▶ _WHAT THE EXERCISE ASKS_:
Tally every line of the listing where the string "diagram" is found, and state the total alone.

+++ THE DATA +++

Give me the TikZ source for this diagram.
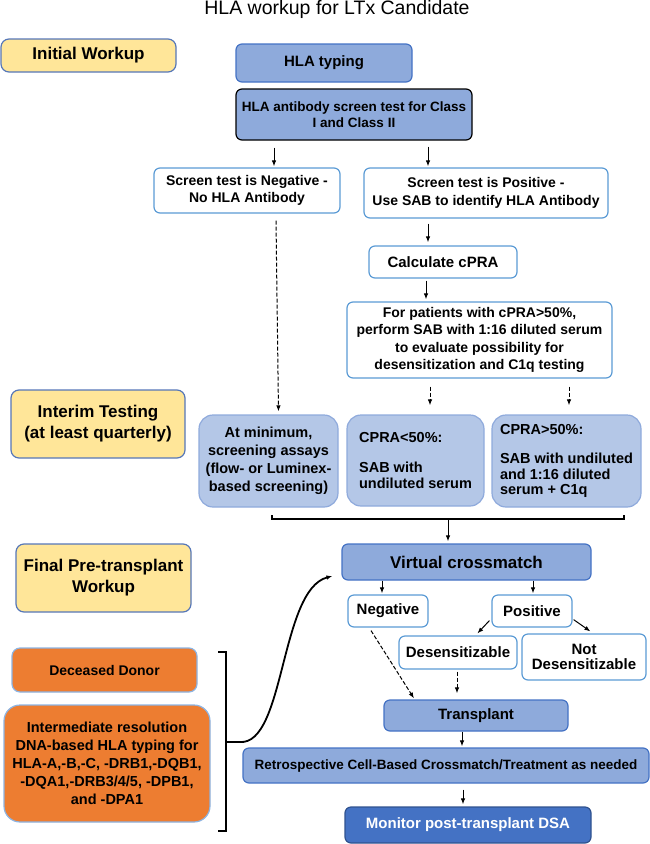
\documentclass[tikz,border=0pt]{standalone}
\usepackage{fontspec}
\setmainfont{Liberation Sans}
\usetikzlibrary{arrows.meta}

\definecolor{phasefill}{HTML}{FFE699}
\definecolor{phaseline}{HTML}{5677B8}
\definecolor{stepfill}{HTML}{8EAADB}
\definecolor{stepline}{HTML}{4472C4}
\definecolor{resultline}{HTML}{5B9BD5}
\definecolor{assayfill}{HTML}{B4C7E7}
\definecolor{assayline}{HTML}{8FAADC}
\definecolor{donorfill}{HTML}{ED7D31}
\definecolor{donorline}{HTML}{8DB4E2}
\definecolor{monitorline}{HTML}{2F528F}

\newcommand{\titlefont}{\fontsize{19.5}{23}\selectfont}
\newcommand{\phasefont}{\fontsize{17}{21}\selectfont\bfseries}
\newcommand{\boxfont}{\fontsize{14}{17.5}\selectfont\bfseries}
\newcommand{\midfont}{\fontsize{15}{18}\selectfont\bfseries}
\newcommand{\smallfont}{\fontsize{13.5}{16}\selectfont\bfseries}
\newcommand{\assayfont}{\fontsize{14.5}{15.5}\selectfont\bfseries}

\tikzset{
    box/.style={draw, rounded corners=6pt, line width=1.2pt, align=center, inner sep=0pt, font=\boxfont},
    phasebox/.style={box, rounded corners=8pt, fill=phasefill, draw=phaseline, font=\phasefont},
    stepbox/.style={box, fill=stepfill, draw=stepline},
    resultbox/.style={box, fill=white, draw=resultline},
    assaybox/.style={box, rounded corners=14pt, fill=assayfill, draw=assayline},
    donorbox/.style={box, rounded corners=8pt, fill=donorfill, draw=donorline},
    arr/.style={-{Latex[length=6pt,width=4.5pt]}, line width=1pt},
    darr/.style={arr, dash pattern=on 4pt off 2pt}
}

\begin{document}
\begin{tikzpicture}[x=1pt,y=-1pt]
    \useasboundingbox (0,0) rectangle (650,844);
    % title
    \node[font=\titlefont] (title) at (337,9.5) {HLA workup for LTx Candidate};
    % phase labels on the left
    \node[phasebox, minimum width=175pt, minimum height=33pt] (initial) at (88.5,55.5) {Initial Workup};
    \node[phasebox, minimum width=174pt, minimum height=68pt] (interim) at (98,424) {Interim Testing\\(at least quarterly)};
    \node[phasebox, minimum width=175pt, minimum height=68pt] (final) at (103.5,578) {Final Pre-transplant\\Workup};
    % initial workup
    \node[stepbox, minimum width=176pt, minimum height=38pt, font=\midfont] (typing) at (324,63) {HLA typing};
    \node[stepbox, draw=black, minimum width=236pt, minimum height=51pt, font=\smallfont] (screen) at (354,114.5)
        {HLA antibody screen test for Class\\I and Class II};
    \node[resultbox, minimum width=186pt, minimum height=45pt] (neg) at (247,190.5) {Screen test is Negative -\\No HLA Antibody};
    \node[resultbox, minimum width=244pt, minimum height=50pt] (pos) at (486,193) {Screen test is Positive -\\Use SAB to identify HLA Antibody};
    \node[resultbox, minimum width=148pt, minimum height=32pt, font=\midfont] (cpra) at (443,262) {Calculate cPRA};
    \node[resultbox, minimum width=265pt, minimum height=76pt] (patients) at (479.5,340)
        {For patients with cPRA>50\%,\\perform SAB with 1:16 diluted serum\\to evaluate possibility for\\desensitization and C1q testing};
    % interim testing
    \node[assaybox, minimum width=139pt, minimum height=92pt, font=\fontsize{14.5}{18}\selectfont\bfseries] (minimum) at (268.5,461)
        {At minimum,\\screening assays\\(flow- or Luminex-\\based screening)};
    \node[assaybox, minimum width=137pt, minimum height=91pt, align=left, font=\assayfont] (low) at (415.5,460.5)
        {CPRA<50\%:\\[14.5pt]SAB with\\undiluted serum};
    \node[assaybox, minimum width=149pt, minimum height=92pt, align=left, font=\assayfont] (high) at (566.5,461)
        {CPRA>50\%:\\[13.5pt]SAB with undiluted\\and 1:16 diluted\\serum + C1q};
    % final workup
    \node[stepbox, minimum width=249pt, minimum height=36pt, font=\phasefont] (virtual) at (466.5,562) {Virtual crossmatch};
    \node[resultbox, minimum width=80pt, minimum height=32pt, font=\midfont] (vneg) at (388,611) {Negative};
    \node[resultbox, minimum width=80pt, minimum height=32pt, font=\midfont] (vpos) at (532,611) {Positive};
    \node[resultbox, minimum width=118pt, minimum height=33pt, font=\midfont] (desens) at (458,652.5) {Desensitizable};
    \node[resultbox, minimum width=124pt, minimum height=46pt, font=\fontsize{15}{14.5}\selectfont\bfseries] (notdesens) at (584,657) {Not\\Desensitizable};
    \node[stepbox, minimum width=184pt, minimum height=31pt, font=\midfont] (transplant) at (476,715.5) {Transplant};
    \node[stepbox, minimum width=406pt, minimum height=35pt, font=\smallfont] (retro) at (446,765.5)
        {Retrospective Cell-Based Crossmatch/Treatment as needed};
    \node[stepbox, fill=stepline, draw=monitorline, text=white, minimum width=246pt, minimum height=36pt, font=\midfont] (monitor) at (468,825)
        {Monitor post-transplant DSA};
    % donor typing
    \node[donorbox, minimum width=185pt, minimum height=44pt] (deceased) at (104.5,670) {Deceased Donor};
    \node[donorbox, rounded corners=16pt, minimum width=206pt, minimum height=117pt, font=\fontsize{14.5}{18}\selectfont\bfseries] (dna) at (107,763.5)
        {Intermediate resolution\\DNA-based HLA typing for\\HLA-A,-B,-C, -DRB1,-DQB1,\\-DQA1,-DRB3/4/5, -DPB1,\\and -DPA1};

    % arrows of the initial workup
    \draw[arr] ([xshift=-80pt,yshift=-7pt]screen.south) -- ([xshift=-80pt,yshift=1pt]screen.south |- neg.north);
    \draw[arr] ([xshift=74pt,yshift=-6pt]screen.south) -- ([xshift=74pt,yshift=1pt]screen.south |- pos.north);
    \draw[arr] ([xshift=-15pt,yshift=-5pt]cpra.north |- pos.south) -- ([xshift=-15pt,yshift=3pt]cpra.north);
    \draw[arr] ([xshift=-17pt,yshift=-2pt]cpra.south) -- ([xshift=-17pt,yshift=2pt]cpra.south |- patients.north);
    % dashed arrows into interim testing
    \draw[darr] ([xshift=29pt,yshift=-7pt]neg.south) -- ([xshift=10pt,yshift=3pt]minimum.north);
    \draw[darr] ([xshift=14.5pt,yshift=-8pt]low.north |- patients.south) -- ([xshift=14.5pt,yshift=9pt]low.north);
    \draw[darr] ([xshift=2.5pt,yshift=-8pt]high.north |- patients.south) -- ([xshift=2.5pt,yshift=9pt]high.north);
    % bracket under the assays
    \coordinate (bl) at (272,519);
    \coordinate (br) at (624,519);
    \draw[line width=1.2pt] ([yshift=4pt]bl) -- (bl) -- (br) -- ([yshift=4pt]br);
    \draw[arr] ([xshift=-18.5pt]virtual.north |- bl) -- ([xshift=-18.5pt,yshift=2pt]virtual.north);
    % crossmatch results
    \draw[arr] ([xshift=-6pt]vneg.north |- virtual.south) -- ([xshift=-6pt,yshift=1pt]vneg.north);
    \draw[arr] ([xshift=1pt]vpos.north |- virtual.south) -- ([xshift=1pt,yshift=1pt]vpos.north);
    \draw[arr] ([xshift=-2pt,yshift=7pt]vpos.south west) -- ([xshift=79pt,yshift=2pt]desens.north west);
    \draw[arr] ([xshift=1pt,yshift=8pt]vpos.south east) -- ([xshift=69pt,yshift=2pt]notdesens.north west);
    \draw[darr] ([xshift=-17pt,yshift=-3pt]vneg.south) -- ([xshift=-62pt,yshift=1pt]transplant.north);
    \draw[darr] ([xshift=-1pt,yshift=-2pt]desens.south) -- ([xshift=-19pt,yshift=6pt]transplant.north);
    \draw[arr] ([xshift=-14pt]transplant.south) -- ([xshift=-14pt,yshift=1pt]transplant.south |- retro.north);
    \draw[arr] ([xshift=17pt,yshift=-6pt]retro.south) -- ([xshift=17pt,yshift=2pt]retro.south |- monitor.north);
    % bracket round the donor typing
    \coordinate (dtop) at (226,652);
    \coordinate (dbot) at (226,831);
    \coordinate (dmid) at (226,742);
    \draw[line width=1.2pt] ([xshift=-8pt]dtop) -- (dtop) -- (dbot) -- ([xshift=-8pt]dbot);
    \draw[line width=1.2pt] (dmid) -- ([xshift=14pt]dmid) coordinate (dout);
    \draw[arr, line width=1.8pt] (dout) .. controls (285,745) and (280,590) .. ([xshift=-9pt,yshift=-14pt]virtual.west);
\end{tikzpicture}
\end{document}
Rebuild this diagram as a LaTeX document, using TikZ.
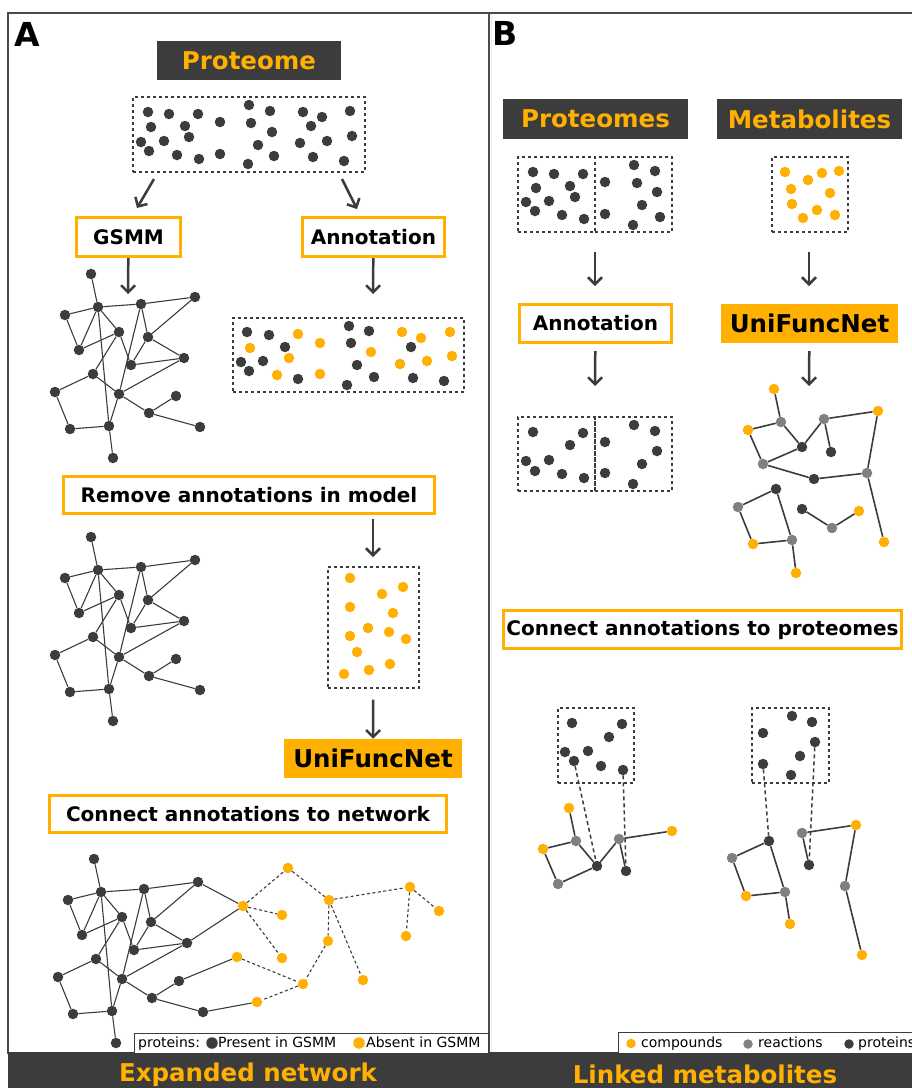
\documentclass[tikz,border=0pt]{standalone}
\usepackage{fontspec}
\setmainfont{DejaVu Sans}
\usepackage{tikz}
\usetikzlibrary{arrows.meta,calc}
\definecolor{darkGrey}{RGB}{60,60,60}
\definecolor{frameGrey}{RGB}{75,75,75}
\definecolor{uniOrange}{RGB}{255,176,0}
\definecolor{reacGrey}{RGB}{128,128,128}
\newcommand\bigfont{\fontsize{24.5}{28}\selectfont\bfseries}
\newcommand\midfont{\fontsize{20}{24}\selectfont\bfseries}
\newcommand\legfont{\fontsize{14}{16}\selectfont}
% GSMM network, used three times
\newcommand\gsmmnodes{1/91/274,2/98/307,3/65/315,4/141/304,5/195/297,6/119/332,7/148/337,8/79/350,9/131/365,10/184/358,11/93/374,12/55/392,13/119/394,14/176/396,15/149/413,16/200/427,17/70/429,18/109/426,19/113/458}
\newcommand\gsmmlinks{1/2,2/3,2/4,4/5,2/8,3/8,2/6,8/6,2/18,6/11,6/9,4/7,4/13,13/18,5/7,7/9,7/10,9/10,11/12,11/13,13/10,13/15,15/14,15/16,12/17,17/18,18/19}

\begin{document}
\begin{tikzpicture}[
    x=1pt, y=-1pt,
    titlebox/.style={rectangle, fill=darkGrey, text=uniOrange, font=\bigfont, inner sep=0pt},
    stepbox/.style={rectangle, draw=uniOrange, line width=3pt, fill=white, font=\midfont, inner sep=0pt},
    unibox/.style={rectangle, fill=uniOrange, font=\bigfont, inner sep=0pt},
    dotbox/.style={rectangle, draw=darkGrey, line width=1.4pt, dash pattern=on 3pt off 3pt, inner sep=0pt},
    prot/.style={circle, fill=darkGrey, inner sep=0pt, minimum size=10.5pt},
    cpd/.style={prot, fill=uniOrange},
    rxn/.style={prot, fill=reacGrey},
    link/.style={darkGrey, line width=1.1pt},
    newlink/.style={darkGrey, line width=1.1pt, dash pattern=on 3pt off 2.5pt},
    rlink/.style={darkGrey, line width=1.6pt},
    plink/.style={darkGrey, line width=1.5pt, dash pattern=on 4pt off 3pt},
    arrow/.style={-{Straight Barb[length=7pt,width=14pt]}, line width=2.5pt, darkGrey},
    legtext/.style={font=\legfont, anchor=base west, inner sep=0pt},
    ]
    \useasboundingbox (0,0) rectangle (912,1088);
    \clip (0,0) rectangle (912,1088);
    % Frames
    \draw[frameGrey, line width=2pt] (8,13) rectangle (489,1053);
    \draw[frameGrey, line width=2pt] (489,13) -- (912,13);
    \draw[gray!15, line width=1pt] (491,14) -- (491,1052);
    \fill[darkGrey] (8,1052) rectangle (912,1088);
    \node[font=\fontsize{33}{36}\selectfont\bfseries, anchor=base west, inner sep=0pt] (lblA) at (14,46.5) {A};
    \node[font=\fontsize{33}{36}\selectfont\bfseries, anchor=base west, inner sep=0pt] (lblB) at (492,45.5) {B};
    \node[font=\bigfont, text=uniOrange, anchor=base] (expnet) at (248,1081) {Expanded network};
    \node[font=\bigfont, text=uniOrange, anchor=base] (linkmet) at (705,1083) {Linked metabolites};

    % Panel A: proteome
    \node[titlebox, minimum width=184pt, minimum height=39pt] (proteome) at (249,60.5) {Proteome};
    \node[dotbox, minimum width=232pt, minimum height=75pt] (pbox) at (249,134.5) {};
    \foreach \x/\y [count=\i] in {148/112,169/114,198/114,220/122,249/105,270/111,303/112,322/117,350/111,151/127,185/126,251/123,272/132,311/126,141/142,164/141,189/137,258/145,300/143,327/141,352/136,149/151,177/155,199/159,220/154,248/164,274/156,313/157,344/161}
        \node[prot] (pa\i) at (\x,\y) {};
    \coordinate (pgs) at (154,179);
    \coordinate (pge) at (137,208);
    \coordinate (pas) at (342,179);
    \coordinate (pae) at (357,209);
    \draw[arrow] (pgs) -- (pge);
    \draw[arrow] (pas) -- (pae);

    % Row: GSMM and Annotation
    \node[stepbox, minimum width=104pt, minimum height=39pt] (gsmm) at (128.5,237) {GSMM};
    \node[stepbox, minimum width=142pt, minimum height=39pt] (annoA) at (373.5,237) {Annotation};
    \coordinate (gsmmtip) at (128,294);
    \coordinate (annoAtip) at (373,294);
    \draw[arrow] (gsmm) -- (gsmmtip);
    \draw[arrow] (annoA) -- (annoAtip);
    \begin{scope}[name prefix=g]
        \foreach \n/\x/\y in \gsmmnodes \node[prot] (\n) at (\x,\y) {};
        \foreach \a/\b in \gsmmlinks \draw[link] (\a) -- (\b);
    \end{scope}
    \node[dotbox, minimum width=231pt, minimum height=74pt] (abox) at (348.5,355) {};
    \foreach \x/\y [count=\i] in {247/332,269/335,285/347,241/362,263/361,249/371,298/379,349/326,369/331,351/343,357/365,374/377,347/385,411/347,413/378,444/381}
        \node[prot] (ad\i) at (\x,\y) {};
    \foreach \x/\y [count=\i] in {298/334,320/343,250/348,289/358,277/375,320/374,371/352,402/332,421/338,450/332,427/361,400/364,452/356}
        \node[cpd] (ao\i) at (\x,\y) {};

    % Remove annotations
    \node[stepbox, minimum width=371pt, minimum height=37pt] (remove) at (249,495) {Remove annotations in model};
    \coordinate (removetip) at (373,557);
    \draw[arrow, shorten <=4pt] (remove.south -| removetip) -- (removetip);
    \begin{scope}[shift={(0,263)}, name prefix=m]
        \foreach \n/\x/\y in \gsmmnodes \node[prot] (\n) at (\x,\y) {};
        \foreach \a/\b in \gsmmlinks \draw[link] (\a) -- (\b);
    \end{scope}
    \node[dotbox, minimum width=91pt, minimum height=121pt] (ybox) at (373.5,627.5) {};
    \foreach \x/\y [count=\i] in {350/578,382/594,403/587,350/607,393/613,368/628,389/632,350/636,406/639,357/652,344/674,369/670,390/664}
        \node[cpd] (yo\i) at (\x,\y) {};
    \node[unibox, minimum width=178pt, minimum height=39pt] (uniA) at (373,758.5) {UniFuncNet};
    \draw[arrow, shorten <=11pt] (ybox) -- (uniA);

    % Connect annotations to network
    \node[stepbox, minimum width=397pt, minimum height=37pt] (connA) at (248,814) {Connect annotations to network};
    \begin{scope}[shift={(3,585)}, name prefix=b]
        \foreach \n/\x/\y in \gsmmnodes \node[prot] (\n) at (\x,\y) {};
        \foreach \a/\b in \gsmmlinks \draw[link] (\a) -- (\b);
    \end{scope}
    \foreach \n/\x/\y in {o1/243/906,o2/288/868,o3/282/915,o4/329/900,o5/410/887,o6/439/911,o7/282/958,o8/328/941,o9/406/936,o10/237/957,o11/303/984,o12/363/980,o13/257/1002}
        \node[cpd] (\n) at (\x,\y) {};
    \foreach \a/\b in {b10/o1,b5/o1,b14/o10,b16/o13}
        \draw[link] (\a) -- (\b);
    \foreach \a/\b in {o1/o2,o1/o3,o1/o7,o2/o4,o4/o5,o5/o6,o5/o9,o4/o8,o4/o12,o8/o11,o10/o11,o11/o13}
        \draw[newlink] (\a) -- (\b);

    % Legend A
    \node[draw=darkGrey, fill=white, line width=0.8pt, minimum width=354pt, minimum height=20pt, inner sep=0pt] (legA) at (311,1043) {};
    \node[legtext] (legAlab) at (138,1047) {proteins:};
    \node[prot, minimum size=11.5pt] (legApres) at (212,1043) {};
    \node[legtext] (legApt) at (218,1047) {Present in GSMM};
    \node[cpd, minimum size=11.5pt] (legAabs) at (359,1043) {};
    \node[legtext] (legAat) at (366,1047) {Absent in GSMM};

    % Panel B: inputs
    \node[titlebox, minimum width=185pt, minimum height=40pt] (proteomes) at (595.5,119) {Proteomes};
    \node[titlebox, minimum width=185pt, minimum height=40pt] (metabolites) at (809.5,119) {Metabolites};
    \node[dotbox, minimum width=77pt, minimum height=75pt] (prl) at (556.5,194.5) {};
    \node[dotbox, minimum width=77pt, minimum height=75pt] (prr) at (633.5,194.5) {};
    \node[dotbox, minimum width=76pt, minimum height=75pt] (metbox) at (810,194.5) {};
    \foreach \x/\y [count=\i] in {533/172,554/174,583/174,536/188,570/186,526/202,549/201,575/197,535/211,562/215,584/219,634/165,655/171,605/182,637/183,657/192,642/205,605/214,660/217,633/225}
        \node[prot] (bp\i) at (\x,\y) {};
    \foreach \x/\y [count=\i] in {785/172,808/180,822/173,839/171,791/189,830/193,792/204,817/210,835/215,803/218}
        \node[cpd] (bm\i) at (\x,\y) {};
    \node[stepbox, minimum width=152pt, minimum height=38pt] (annoB) at (595.5,323.5) {Annotation};
    \node[unibox, minimum width=177pt, minimum height=39pt] (uniB) at (809.5,323.5) {UniFuncNet};
    \coordinate (annoBin) at (595,286);
    \coordinate (uniBin) at (809,286);
    \draw[arrow, shorten <=19pt] (prl.south -| annoBin) -- (annoBin);
    \draw[arrow, shorten <=19pt] (metbox.south -| uniBin) -- (uniBin);
    \coordinate (annoBtip) at (595,386);
    \coordinate (uniBtip) at (809,386);
    \draw[arrow, shorten <=7pt] (annoB) -- (annoBtip);
    \draw[arrow, shorten <=8pt] (uniB) -- (uniBtip);

    % Annotated proteomes
    \node[dotbox, minimum width=77pt, minimum height=74pt] (anl) at (556.5,454) {};
    \node[dotbox, minimum width=77pt, minimum height=74pt] (anr) at (633.5,454) {};
    \foreach \x/\y [count=\i] in {533/432,583/433,570/445,526/461,549/460,535/471,562/474,584/478,634/425,655/431,605/442,657/451,642/464,605/473,633/484}
        \node[prot] (ap\i) at (\x,\y) {};

    % UniFuncNet network
    \foreach \n/\s/\x/\y in {c1/cpd/774/389,c2/rxn/781/422,c3/cpd/748/430,c4/prot/802/447,c5/rxn/824/419,c6/cpd/878/411,c7/prot/831/452,c8/rxn/763/464,c9/prot/814/479,c10/rxn/867/473,c11/prot/776/489,c12/rxn/738/507,c13/prot/802/509,c14/cpd/859/511,c15/rxn/832/528,c16/cpd/753/544,c17/rxn/792/540,c18/cpd/884/542,c19/cpd/796/573}
        \node[\s] (\n) at (\x,\y) {};
    \foreach \a/\b in {c1/c2,c3/c2,c2/c4,c4/c5,c5/c6,c5/c7,c4/c8,c3/c8,c8/c9,c9/c10,c6/c10,c10/c18,c11/c12,c11/c17,c12/c16,c16/c17,c17/c19,c13/c15,c15/c14}
        \draw[rlink] (\a) -- (\b);

    % Connect annotations to proteomes
    \node[stepbox, minimum width=398pt, minimum height=38pt] (connB) at (702.5,629.5) {Connect annotations to proteomes};
    \node[dotbox, minimum width=76pt, minimum height=75pt] (cl) at (596,745.5) {};
    \node[dotbox, minimum width=77pt, minimum height=75pt] (cr) at (790.5,745.5) {};
    \foreach \x/\y [count=\i] in {572/723,622/724,609/737,565/752,588/751,574/761,601/766,623/770}
        \node[prot] (pl\i) at (\x,\y) {};
    \foreach \x/\y [count=\i] in {792/716,812/722,763/733,815/742,800/756,763/764,791/775}
        \node[prot] (pr\i) at (\x,\y) {};
    \foreach \n/\s/\x/\y in {d1/cpd/569/808,d2/rxn/576/841,d3/cpd/543/849,d4/prot/597/866,d5/rxn/619/839,d6/cpd/672/831,d7/prot/626/871,d8/rxn/558/884,e1/prot/769/841,e2/rxn/732/858,e3/cpd/746/896,e4/rxn/785/892,e5/cpd/790/924,e6/rxn/802/833,e7/cpd/856/825,e8/prot/809/865,e9/rxn/845/886,e10/cpd/862/955}
        \node[\s] (\n) at (\x,\y) {};
    \foreach \a/\b in {d1/d2,d3/d2,d2/d4,d4/d5,d5/d6,d5/d7,d3/d8,d8/d4,e1/e2,e2/e3,e3/e4,e1/e4,e4/e5,e6/e7,e6/e8,e7/e9,e9/e10}
        \draw[rlink] (\a) -- (\b);
    \foreach \a/\b in {pl6/d4,pl8/d7,pr6/e1,pr4/e8}
        \draw[plink] (\a) -- (\b);

    % Legend B
    \node[draw=darkGrey, fill=white, line width=0.8pt, minimum width=297pt, minimum height=21pt, inner sep=0pt] (legB) at (766.5,1042.5) {};
    \node[cpd, minimum size=9.5pt] (legBc) at (631,1043.5) {};
    \node[legtext] (legBct) at (641,1047) {compounds};
    \node[rxn, minimum size=9.5pt] (legBr) at (748,1044) {};
    \node[legtext] (legBrt) at (758,1047) {reactions};
    \node[prot, minimum size=9.5pt] (legBp) at (849,1044) {};
    \node[legtext] (legBpt) at (858,1047) {proteins};
\end{tikzpicture}
\end{document}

+++

▶ _WRITTEN ANSWER_:
2